_STATED GOAL_
Gather, from the data below, each line in which the word "seaborn" occurs.

_DATA LINES_
** START **
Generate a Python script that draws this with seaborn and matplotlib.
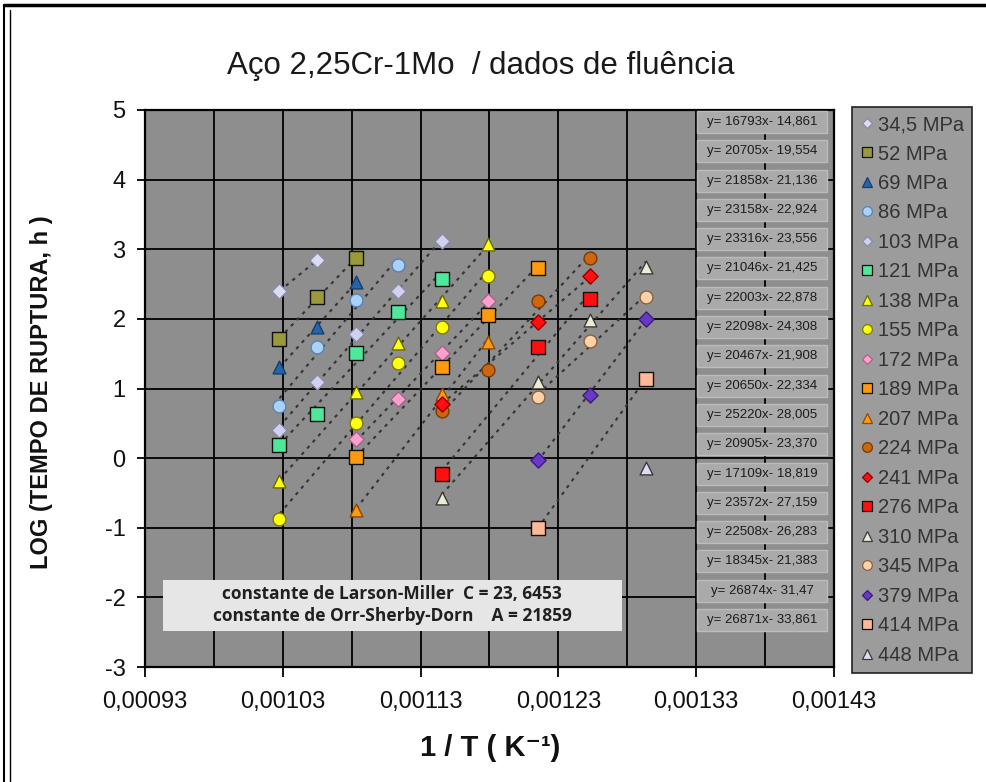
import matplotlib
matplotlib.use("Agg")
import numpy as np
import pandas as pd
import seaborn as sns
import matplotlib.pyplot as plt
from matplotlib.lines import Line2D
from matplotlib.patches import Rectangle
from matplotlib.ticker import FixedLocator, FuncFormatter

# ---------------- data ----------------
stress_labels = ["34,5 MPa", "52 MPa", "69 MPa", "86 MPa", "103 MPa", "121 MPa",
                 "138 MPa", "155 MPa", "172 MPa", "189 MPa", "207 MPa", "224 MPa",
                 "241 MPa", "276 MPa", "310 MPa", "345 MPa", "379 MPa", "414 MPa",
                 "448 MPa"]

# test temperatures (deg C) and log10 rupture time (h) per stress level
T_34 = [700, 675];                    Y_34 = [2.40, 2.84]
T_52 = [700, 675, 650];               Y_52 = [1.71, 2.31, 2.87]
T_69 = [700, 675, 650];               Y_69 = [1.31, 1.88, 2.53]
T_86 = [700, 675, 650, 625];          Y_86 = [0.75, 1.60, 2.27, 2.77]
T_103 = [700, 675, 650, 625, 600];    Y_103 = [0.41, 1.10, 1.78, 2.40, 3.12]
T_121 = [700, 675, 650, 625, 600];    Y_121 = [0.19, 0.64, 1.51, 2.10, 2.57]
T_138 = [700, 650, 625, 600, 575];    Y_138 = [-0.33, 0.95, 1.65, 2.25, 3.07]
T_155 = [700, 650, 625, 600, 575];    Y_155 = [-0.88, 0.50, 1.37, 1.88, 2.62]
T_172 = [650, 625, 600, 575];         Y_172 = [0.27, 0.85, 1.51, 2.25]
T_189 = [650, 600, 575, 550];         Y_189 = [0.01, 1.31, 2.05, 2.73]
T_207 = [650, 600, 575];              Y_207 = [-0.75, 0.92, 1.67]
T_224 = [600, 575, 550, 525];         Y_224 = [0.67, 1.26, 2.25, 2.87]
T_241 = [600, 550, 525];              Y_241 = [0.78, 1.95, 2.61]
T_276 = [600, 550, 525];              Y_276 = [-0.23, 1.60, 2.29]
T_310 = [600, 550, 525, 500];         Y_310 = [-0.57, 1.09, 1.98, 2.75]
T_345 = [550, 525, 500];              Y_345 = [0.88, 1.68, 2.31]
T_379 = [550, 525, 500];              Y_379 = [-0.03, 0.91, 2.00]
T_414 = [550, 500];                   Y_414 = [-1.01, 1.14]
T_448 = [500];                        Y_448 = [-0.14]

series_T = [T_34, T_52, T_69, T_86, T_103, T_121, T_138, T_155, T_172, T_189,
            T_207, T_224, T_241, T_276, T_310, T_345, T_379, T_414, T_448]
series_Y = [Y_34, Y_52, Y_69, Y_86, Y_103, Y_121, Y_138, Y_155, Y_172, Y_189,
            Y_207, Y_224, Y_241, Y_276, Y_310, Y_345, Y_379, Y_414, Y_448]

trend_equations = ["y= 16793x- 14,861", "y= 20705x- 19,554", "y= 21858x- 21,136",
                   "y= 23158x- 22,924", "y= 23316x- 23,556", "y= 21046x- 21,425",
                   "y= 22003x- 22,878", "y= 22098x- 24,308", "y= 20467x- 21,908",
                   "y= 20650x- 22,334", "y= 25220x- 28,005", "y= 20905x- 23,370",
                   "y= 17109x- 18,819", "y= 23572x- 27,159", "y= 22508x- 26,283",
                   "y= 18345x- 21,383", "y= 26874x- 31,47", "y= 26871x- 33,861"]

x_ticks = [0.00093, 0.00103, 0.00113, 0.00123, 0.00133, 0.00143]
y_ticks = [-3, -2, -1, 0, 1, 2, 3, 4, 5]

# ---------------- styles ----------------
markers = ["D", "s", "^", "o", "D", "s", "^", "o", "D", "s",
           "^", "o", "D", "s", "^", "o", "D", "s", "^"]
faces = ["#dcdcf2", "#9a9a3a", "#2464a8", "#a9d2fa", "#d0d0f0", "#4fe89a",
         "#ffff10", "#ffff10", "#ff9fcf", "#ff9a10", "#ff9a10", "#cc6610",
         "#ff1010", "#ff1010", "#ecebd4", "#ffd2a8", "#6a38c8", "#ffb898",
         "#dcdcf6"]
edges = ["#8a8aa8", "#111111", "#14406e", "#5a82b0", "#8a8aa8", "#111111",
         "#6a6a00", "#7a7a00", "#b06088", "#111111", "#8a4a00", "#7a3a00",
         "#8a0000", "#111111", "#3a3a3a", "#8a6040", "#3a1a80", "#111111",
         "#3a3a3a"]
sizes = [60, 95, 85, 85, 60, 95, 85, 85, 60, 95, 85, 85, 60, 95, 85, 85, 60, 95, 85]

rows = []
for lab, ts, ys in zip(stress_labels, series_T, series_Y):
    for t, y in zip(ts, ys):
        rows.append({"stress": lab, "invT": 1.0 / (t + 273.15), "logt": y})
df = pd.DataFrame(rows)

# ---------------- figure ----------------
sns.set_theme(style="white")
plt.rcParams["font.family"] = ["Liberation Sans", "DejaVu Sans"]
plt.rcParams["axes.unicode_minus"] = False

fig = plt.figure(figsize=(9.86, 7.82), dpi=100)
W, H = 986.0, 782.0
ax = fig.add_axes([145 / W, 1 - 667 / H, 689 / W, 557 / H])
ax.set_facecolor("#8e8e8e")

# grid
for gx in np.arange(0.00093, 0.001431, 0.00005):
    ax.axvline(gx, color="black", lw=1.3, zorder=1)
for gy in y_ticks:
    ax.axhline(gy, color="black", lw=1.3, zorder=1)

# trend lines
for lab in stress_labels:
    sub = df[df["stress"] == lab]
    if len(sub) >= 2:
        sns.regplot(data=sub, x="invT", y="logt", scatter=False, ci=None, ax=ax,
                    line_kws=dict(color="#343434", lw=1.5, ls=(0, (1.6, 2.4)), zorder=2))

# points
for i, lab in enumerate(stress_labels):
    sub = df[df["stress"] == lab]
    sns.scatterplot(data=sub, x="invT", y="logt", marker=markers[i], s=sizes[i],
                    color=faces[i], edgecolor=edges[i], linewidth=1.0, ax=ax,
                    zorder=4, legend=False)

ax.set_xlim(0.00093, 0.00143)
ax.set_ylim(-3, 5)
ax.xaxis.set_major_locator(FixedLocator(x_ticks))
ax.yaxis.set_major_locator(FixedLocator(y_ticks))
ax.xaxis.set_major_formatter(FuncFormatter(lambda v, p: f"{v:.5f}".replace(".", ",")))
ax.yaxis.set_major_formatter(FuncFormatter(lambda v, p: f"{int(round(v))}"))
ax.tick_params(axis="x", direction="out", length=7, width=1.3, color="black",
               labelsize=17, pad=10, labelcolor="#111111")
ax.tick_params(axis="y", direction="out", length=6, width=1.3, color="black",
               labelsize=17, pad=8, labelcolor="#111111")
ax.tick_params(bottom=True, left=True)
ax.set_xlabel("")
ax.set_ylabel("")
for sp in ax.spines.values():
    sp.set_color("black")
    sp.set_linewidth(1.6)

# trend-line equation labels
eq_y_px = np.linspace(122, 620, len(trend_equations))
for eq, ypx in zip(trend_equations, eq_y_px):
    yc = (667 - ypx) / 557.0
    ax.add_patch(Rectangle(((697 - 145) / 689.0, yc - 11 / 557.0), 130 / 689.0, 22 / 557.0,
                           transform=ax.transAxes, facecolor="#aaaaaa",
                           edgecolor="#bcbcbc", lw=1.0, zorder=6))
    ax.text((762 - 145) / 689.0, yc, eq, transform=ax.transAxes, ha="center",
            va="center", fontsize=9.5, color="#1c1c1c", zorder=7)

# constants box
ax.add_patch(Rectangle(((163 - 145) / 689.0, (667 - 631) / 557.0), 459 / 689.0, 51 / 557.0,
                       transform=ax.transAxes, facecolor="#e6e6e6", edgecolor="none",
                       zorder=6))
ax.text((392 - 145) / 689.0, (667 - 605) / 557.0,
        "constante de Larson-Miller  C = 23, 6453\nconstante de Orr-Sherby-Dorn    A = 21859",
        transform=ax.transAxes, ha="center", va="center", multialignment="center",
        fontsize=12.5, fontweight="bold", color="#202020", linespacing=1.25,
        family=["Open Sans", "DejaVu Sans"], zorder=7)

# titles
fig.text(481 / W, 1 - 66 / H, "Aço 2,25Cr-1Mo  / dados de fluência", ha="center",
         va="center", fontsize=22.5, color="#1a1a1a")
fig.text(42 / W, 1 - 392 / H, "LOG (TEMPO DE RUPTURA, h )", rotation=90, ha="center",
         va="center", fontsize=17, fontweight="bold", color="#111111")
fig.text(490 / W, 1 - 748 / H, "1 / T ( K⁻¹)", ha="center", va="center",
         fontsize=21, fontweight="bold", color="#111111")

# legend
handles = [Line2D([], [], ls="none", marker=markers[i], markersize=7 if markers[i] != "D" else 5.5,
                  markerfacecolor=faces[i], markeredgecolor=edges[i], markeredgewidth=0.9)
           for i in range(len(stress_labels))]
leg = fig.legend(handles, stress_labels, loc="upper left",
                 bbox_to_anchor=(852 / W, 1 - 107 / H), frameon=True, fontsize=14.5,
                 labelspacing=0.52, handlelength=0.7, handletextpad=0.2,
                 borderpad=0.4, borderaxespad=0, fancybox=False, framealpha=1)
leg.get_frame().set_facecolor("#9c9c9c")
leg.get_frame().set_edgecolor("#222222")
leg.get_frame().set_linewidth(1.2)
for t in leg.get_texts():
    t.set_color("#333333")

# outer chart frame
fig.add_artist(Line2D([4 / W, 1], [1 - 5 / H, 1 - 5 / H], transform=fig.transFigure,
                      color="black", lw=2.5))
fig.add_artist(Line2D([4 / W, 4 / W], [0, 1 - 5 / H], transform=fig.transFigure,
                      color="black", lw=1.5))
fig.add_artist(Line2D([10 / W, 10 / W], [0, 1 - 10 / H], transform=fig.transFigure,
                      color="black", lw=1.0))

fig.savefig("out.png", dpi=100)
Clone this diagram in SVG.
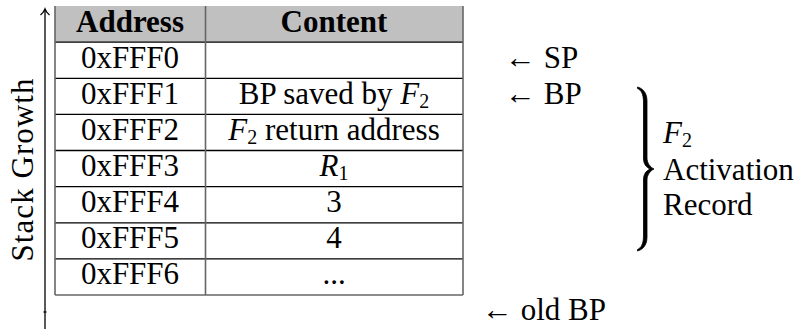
** END **
_SOLUTION TO THE PROBLEM_
Generate a Python script that draws this with seaborn and matplotlib.
import seaborn as sns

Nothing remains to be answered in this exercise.